Surprisingly for someone who cannot get to Lille, I did once make it to Japan on my own. Perhaps less surprisingly I arrived at Narita and promptly burst into tears and fled to the Ladies loo to recover my fragile poise. My student son wasn't there to meet me!

I had come through arrivals with my big, so thrilled to see you again smile spilling over my tired face, quivering with anticipation and nerves after a 12 hour flight and no sleep. We hadn't seen each other for over four months, our longest parting in over 20 years, and he had promised faithfully he would be there to meet me.

My son was studying in Yokohama for a year as part of his university course. Wild horses would not have kept me away and when my ex-husband phoned one cold, dank, wintry evening to say there was a special offer in today's Evening Standard and I had to book a flight by midnight tonight, I just went for it and made it happen.

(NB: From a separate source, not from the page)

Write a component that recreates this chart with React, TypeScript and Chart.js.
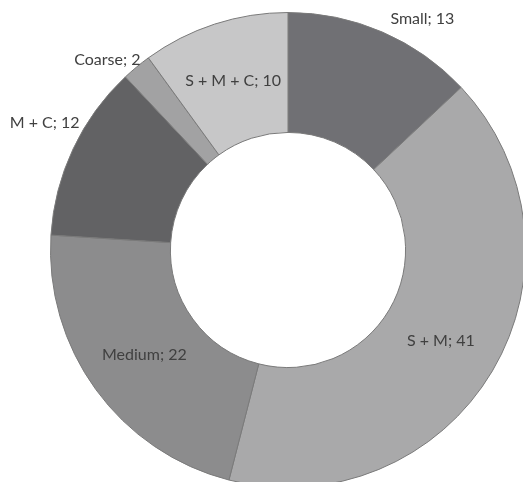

I composed myself and went back onto the concourse, studying faces, watching the ebb and flow of passengers arriving and dispersing. I had a mobile number for him but as the Japanese have their own system, I couldn't call him from my mobile and the public phones were worse than Latin and Greek, the instructions were all in Japanese characters and impenetrable to me. Two hours and several trips to the Ladies later, I finally composed myself and plucked up the courage to approach the doll-like Japanese ladies sitting at the rather formidable information desk and asked if they could possibly give me some change for the phone. "Ah, change!" they said, and promptly offered me more yen.

After much pantomiming and consultation amongst each other, finally a phone card was produced in exchange for a yen note and I again approached the incomprehensible telephones. As I stood there puzzling, a porter walked past and instantly seeing my problem, he inserted the card for me, I dialled the number and to my unspeakable relief, my son picked up the phone. He was on the wrong train, heading at great speed in quite the wrong direction.

Apologetic, he finally arrived at the airport over three and a half hours late and the relief of seeing him loping across the concourse towards me wiped away all the trauma in an instant as we kissed and hugged and greeted each other.

Travelling on the wrong train became quite a feature of my stay in Japan. I have never been in a country that is so alien and impenetrable, but with my son at my side I could just relax and enjoy the journey wherever it was taking us.